"""
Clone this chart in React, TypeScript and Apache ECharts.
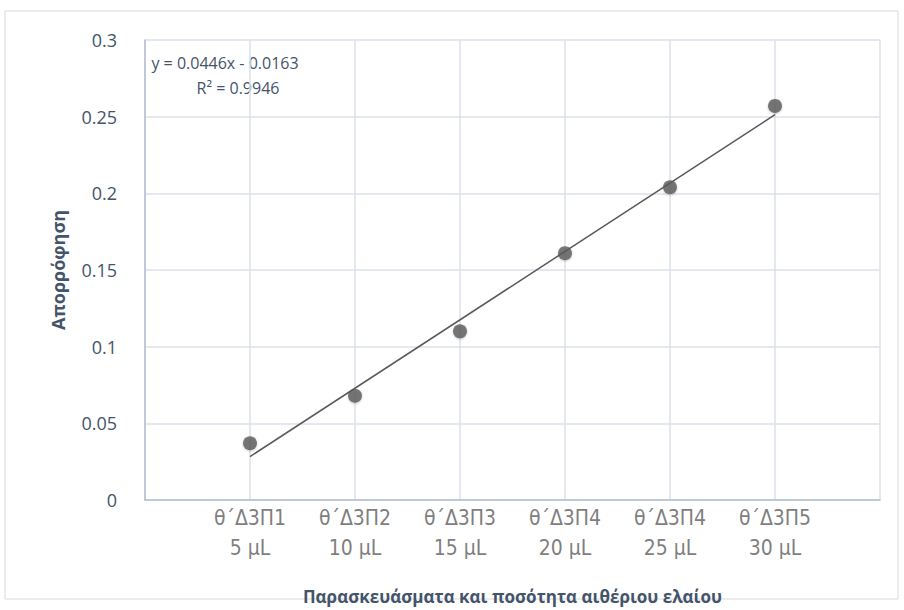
import React, { useEffect, useRef } from "react";
import * as echarts from "echarts";

// Samples and the essential-oil volume added to each
const sampleCodes = ["θ΄Δ3Π1", "θ΄Δ3Π2", "θ΄Δ3Π3", "θ΄Δ3Π4", "θ΄Δ3Π4", "θ΄Δ3Π5"];
const volumes = ["5 μL", "10 μL", "15 μL", "20 μL", "25 μL", "30 μL"];
// Measured absorbance per sample
const absorbance = [0.037, 0.068, 0.11, 0.161, 0.204, 0.257];
// Linear trendline fitted to the measurements
const slope = 0.0446;
const intercept = -0.0163;
const rSquared = 0.9946;
// Y axis ticks
const yTicks = [0, 0.05, 0.1, 0.15, 0.2, 0.25, 0.3];

const FONT = "'Open Sans', 'Noto Sans', sans-serif";
const LABEL_FONT = "'DejaVu Sans Condensed', 'DejaVu Sans', sans-serif";

export default function App() {
  const ref = useRef<HTMLDivElement>(null);

  useEffect(() => {
    if (!ref.current) return;
    const chart = echarts.init(ref.current, null, { renderer: "svg" });

    const points = absorbance.map((v, i) => [i + 1, v]);
    const xStart = 1;
    const xEnd = absorbance.length;
    const trend = [
      [xStart, slope * xStart + intercept],
      [xEnd, slope * xEnd + intercept],
    ];
    const eqText = `y = ${slope}x ${intercept < 0 ? "-" : "+"} ${Math.abs(intercept)}`;
    const r2Text = `R² = ${rSquared}`;

    chart.setOption({
      animation: false,
      backgroundColor: "#ffffff",
      textStyle: { fontFamily: FONT },
      grid: { left: 145, right: 24, top: 40, bottom: 102 },
      xAxis: {
        type: "value",
        min: 0,
        max: sampleCodes.length + 1,
        interval: 1,
        name: "Παρασκευάσματα και ποσότητα αιθέριου ελαίου",
        nameLocation: "middle",
        nameGap: 88,
        nameTextStyle: { fontSize: 17, fontWeight: "bold", color: "#44546A", fontFamily: FONT },
        axisLine: { show: true, lineStyle: { color: "#B4BFD0", width: 1.5 } },
        axisTick: { show: false },
        splitLine: { show: true, lineStyle: { color: "#DDE1E8", width: 1.5 } },
        axisLabel: {
          margin: 3,
          fontSize: 21,
          lineHeight: 30,
          color: "#7F7F7F",
          fontFamily: LABEL_FONT,
          formatter: (v: number) => {
            const i = Math.round(v) - 1;
            if (i < 0 || i >= sampleCodes.length) return "";
            return `${sampleCodes[i]}\n${volumes[i]}`;
          },
        },
      },
      yAxis: {
        type: "value",
        min: yTicks[0],
        max: yTicks[yTicks.length - 1],
        interval: 0.05,
        name: "Απορρόφηση",
        nameLocation: "middle",
        nameGap: 78,
        nameTextStyle: { fontSize: 18, fontWeight: "bold", color: "#44546A", fontFamily: FONT },
        axisLine: { show: true, lineStyle: { color: "#B4BFD0", width: 1.5 } },
        axisTick: { show: false },
        splitLine: { show: true, lineStyle: { color: "#DDE1E8", width: 1.5 } },
        axisLabel: {
          margin: 28,
          fontSize: 18,
          color: "#44546A",
          fontFamily: FONT,
          formatter: (v: number) => String(Math.round(v * 100) / 100),
        },
      },
      series: [
        {
          type: "line",
          data: trend,
          showSymbol: false,
          symbol: "none",
          lineStyle: { color: "#595959", width: 1.5 },
          z: 2,
        },
        {
          type: "scatter",
          data: points,
          symbol: "circle",
          symbolSize: 14,
          itemStyle: {
            color: "#5A5A5A",
            shadowColor: "rgba(0,0,0,0.25)",
            shadowBlur: 2,
            shadowOffsetY: 1,
          },
          z: 3,
        },
      ],
      graphic: [
        {
          type: "rect",
          shape: { x: 5, y: 11, width: 893, height: 588 },
          style: { fill: "none", stroke: "#D9D9D9", lineWidth: 1 },
          silent: true,
        },
        {
          type: "text",
          x: 225,
          y: 63,
          style: {
            text: eqText,
            fontSize: 16,
            fontFamily: FONT,
            fill: "#44546A",
            align: "center",
            verticalAlign: "middle",
          },
        },
        {
          type: "text",
          x: 238,
          y: 88,
          style: {
            text: r2Text,
            fontSize: 16,
            fontFamily: FONT,
            fill: "#44546A",
            align: "center",
            verticalAlign: "middle",
          },
        },
      ],
    });

    return () => chart.dispose();
  }, []);

  return (
    <div
      ref={ref}
      style={{ position: "fixed", left: 0, top: 0, width: 904, height: 610 }}
    />
  );
}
"""
Exercise requirements: Copy nothing but the lines from the first one in the listing through the line with "import * as", and omit the pictures.

Task answer:
Clone this chart in React, TypeScript and Apache ECharts.
import React, { useEffect, useRef } from "react";
import * as echarts from "echarts";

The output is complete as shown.